Keeping Remote Teams Engaged

Keeping Remote Teams Engaged
Joe Burroughs

Joe Burroughs

Many people are frustrated by uncertainty and complexity in their jobs. I use Agile principles to provide clear and simple strategies so that you can win at work!

Now that many organizations have been working fully remote for some time it is worth checking in and seeing how your team members are doing. Initially, this type of change was likely well-received, and even now working from home seems like a benefit to many employees. However, the reality is there are many new stressors in play when working from home for long periods of time including strained family relationships, decreased separation of family and work life, persistent distractions, and general fatigue.

Here are some tips for keeping your teams engaged while working remotely:

1. Do Not Disturb – Encourage team members to utilize away and offline functions when they need to and to shut their computers down each night.

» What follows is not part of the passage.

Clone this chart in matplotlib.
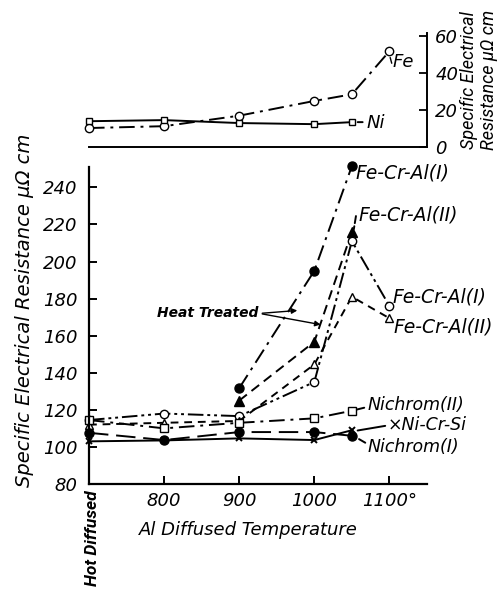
import numpy as np
import matplotlib
matplotlib.use("Agg")
import matplotlib.pyplot as plt

# x = 700 stands for the "Hot Diffused" (not diffused) specimens
temp_all = [700, 800, 900, 1000, 1050]
temp_ht = [900, 1000, 1050]
temp_fe = [700, 800, 900, 1000, 1050, 1100]

# upper panel : pure metals
fe = [10.3, 11.3, 17, 25, 28.6, 52]
ni = [14, 14.6, 13, 12.4, 13.5]

# lower panel
fecral1_ht = [131.7, 195, 251.5]
fecral2_ht = [125, 156.7, 216]
fecral1 = [114.5, 118, 116.6, 135, 211, 176]
fecral2 = [112, 113, 114, 144.5, 181, 169.4]
nichrom2 = [114.5, 110, 113, 115.4, 119.5]
nicrsi = [103, 103.5, 104.6, 103.7, 109]
nichrom1 = [107.6, 103.7, 108, 108, 106]

yticks_main = [80, 100, 120, 140, 160, 180, 200, 220, 240]
xticks = [800, 900, 1000, 1100]
xtick_labels = ["800", "900", "1000", "1100°"]
yticks_top = [0, 20, 40, 60]

plt.rcParams["font.family"] = "DejaVu Sans"
plt.rcParams["font.style"] = "italic"
narrow = ["Roboto", "DejaVu Sans"]

fig = plt.figure(figsize=(5.02, 5.89), dpi=100)
lw = 1.4

# ------------------------------------------------------------------
# main panel
ax = fig.add_axes([0.1773, 0.1783, 0.6733, 0.5382])
ax.set_xlim(700, 1150)
ax.set_ylim(80, 251)
ax.spines["top"].set_visible(False)
ax.spines["right"].set_visible(False)
ax.spines["left"].set_linewidth(1.6)
ax.spines["bottom"].set_linewidth(1.6)

ax.plot(temp_ht, fecral1_ht, color="k", lw=lw, dashes=(8, 3, 1.5, 3),
        marker="o", ms=6.5, mfc="k", clip_on=False)
ax.plot(temp_ht, fecral2_ht, color="k", lw=lw, dashes=(5, 3),
        marker="^", ms=6.5, mfc="k", clip_on=False)
ax.plot(temp_fe, fecral1, color="k", lw=lw, dashes=(8, 2, 1.5, 2, 1.5, 2),
        marker="o", ms=6, mfc="white", clip_on=False)
ax.plot(temp_fe, fecral2, color="k", lw=lw, dashes=(4, 3),
        marker="^", ms=6, mfc="white", clip_on=False)
ax.plot(temp_all, nichrom2, color="k", lw=lw, dashes=(8, 3, 1.5, 3),
        marker="s", ms=5.5, mfc="white", clip_on=False)
ax.plot(temp_all, nicrsi, color="k", lw=lw, marker="x", ms=5, mew=1.4,
        clip_on=False)
ax.plot(temp_all, nichrom1, color="k", lw=lw, dashes=(10, 4),
        marker="o", ms=6.5, mfc="k", clip_on=False)

ax.set_xticks(xticks)
ax.set_xticklabels(xtick_labels)
ax.set_yticks(yticks_main)
ax.tick_params(axis="both", direction="in", length=6, width=1.4,
               labelsize=13)
ax.tick_params(axis="y", pad=8)
ax.tick_params(axis="x", pad=6)

lab = dict(fontsize=12.5, ha="left", va="center", clip_on=False)
big = dict(fontsize=13.5, ha="left", va="center", clip_on=False)
ax.text(1055, 247.6, "Fe-Cr-Al(I)", **big)
ax.text(1059, 225, "Fe-Cr-Al(II)", **big)
ax.annotate("", xy=(1052, 216), xytext=(1056, 226),
            arrowprops=dict(arrowstyle="-", ls="--", lw=lw))
ax.text(1104, 181, "Fe-Cr-Al(I)", **big)
ax.text(1105, 164.6, "Fe-Cr-Al(II)", **big)
ax.text(1071, 122.6, "Nichrom(II)", **lab)
ax.annotate("", xy=(1053, 119.8), xytext=(1070, 121.5),
            arrowprops=dict(arrowstyle="-", lw=lw))
ax.text(1097, 111.8, "×Ni-Cr-Si", **lab)
ax.annotate("", xy=(1054, 108.6), xytext=(1098, 111.6),
            arrowprops=dict(arrowstyle="-", lw=lw))
ax.text(1071, 100, "Nichrom(I)", **lab)
ax.annotate("", xy=(1054, 105.5), xytext=(1071, 101.5),
            arrowprops=dict(arrowstyle="-", lw=lw, ls="--"))

ax.text(926, 172, "Heat Treated", fontsize=10, fontweight="bold",
        ha="right", va="center")
ax.annotate("", xy=(981, 173.7), xytext=(927, 172),
            arrowprops=dict(arrowstyle="-|>", lw=1.0, color="k",
                            mutation_scale=8))
ax.annotate("", xy=(1012, 165.7), xytext=(927, 172),
            arrowprops=dict(arrowstyle="-|>", lw=1.0, color="k",
                            mutation_scale=8))

fig.text(25 / 502, 1 - 310 / 589, "Specific Electrical Resistance μΩ cm",
         rotation=90, ha="center", va="center", fontsize=14)
fig.text(248 / 502, 1 - 530 / 589, "Al Diffused Temperature",
         ha="center", va="center", fontsize=13)
fig.text(93 / 502, 1 - 490 / 589, "Hot Diffused", rotation=90,
         ha="center", va="top", fontsize=12.5, family=narrow,
         fontweight="bold")

# ------------------------------------------------------------------
# upper panel
ax2 = fig.add_axes([0.1773, 0.7504, 0.6733, 0.194])
ax2.set_xlim(700, 1150)
ax2.set_ylim(0, 62)
ax2.spines["top"].set_visible(False)
ax2.spines["left"].set_visible(False)
ax2.spines["right"].set_linewidth(1.4)
ax2.spines["bottom"].set_linewidth(1.4)
ax2.yaxis.tick_right()
ax2.set_xticks([])
ax2.set_yticks(yticks_top)
ax2.tick_params(axis="y", direction="in", length=6, width=1.3,
                labelsize=13, pad=6)

ax2.plot(temp_fe, fe, color="k", lw=lw, dashes=(8, 3, 1.5, 3),
         marker="o", ms=6, mfc="white", clip_on=False)
ax2.plot(temp_all, ni, color="k", lw=lw, marker="s", ms=5, mfc="white",
         clip_on=False)
ax2.annotate("", xy=(1054, 13.5), xytext=(1068, 13.5),
             arrowprops=dict(arrowstyle="-", lw=lw))
ax2.text(1070, 13, "Ni", fontsize=13, ha="left", va="center")
ax2.text(1104, 46, "Fe", fontsize=13, ha="left", va="center")
ax2.annotate("", xy=(1100, 50), xytext=(1104, 44),
             arrowprops=dict(arrowstyle="-", lw=1.0))

fig.text(479 / 502, 1 - 80 / 589, "Specific Electrical\nResistance μΩ cm",
         rotation=90, ha="center", va="center", fontsize=13,
         linespacing=1.15, family=narrow)

fig.savefig("out.png", dpi=100)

You do not want your team to feel that they are on call every minute of the day. The more you can create a difference between “home” and “work” the better their productivity will be.

2. Time Off – Be as flexible as possible with days off. Try to get your team members to set up a cadence of taking days off regularly so that they can recharge their batteries. Many people are waiting for travel to open back up and putting their vacations on hold. While that is understandable, their minds and bodies need a break whether they are traveling or not.

3. Prioritize Video – Don’t use video conferencing for everything, but do use it for the most important things. Once a week team sessions are a good cadence for video conferences, monthly for department-wide conferences makes sense too. Important meetings with clients and external stakeholders likely warrant video as well but avoid overusing it for more mundane meetings. Team members can get burned out if they feel they need to be “on camera” too often.

4. Be Available – Make your availability clear to each team member through a shared calendar or another method. Your teams should always know how to connect with you, but now more than ever those team members who used to wait to connect when they passed you in the hall or shared and elevator need to know how and when they can reach out.

Finally, make sure you let your team members know they can chat with you about things that are causing them stress. Often your job as a leader is more about listening than it is about speaking. Be good to your teams and they will be good to you.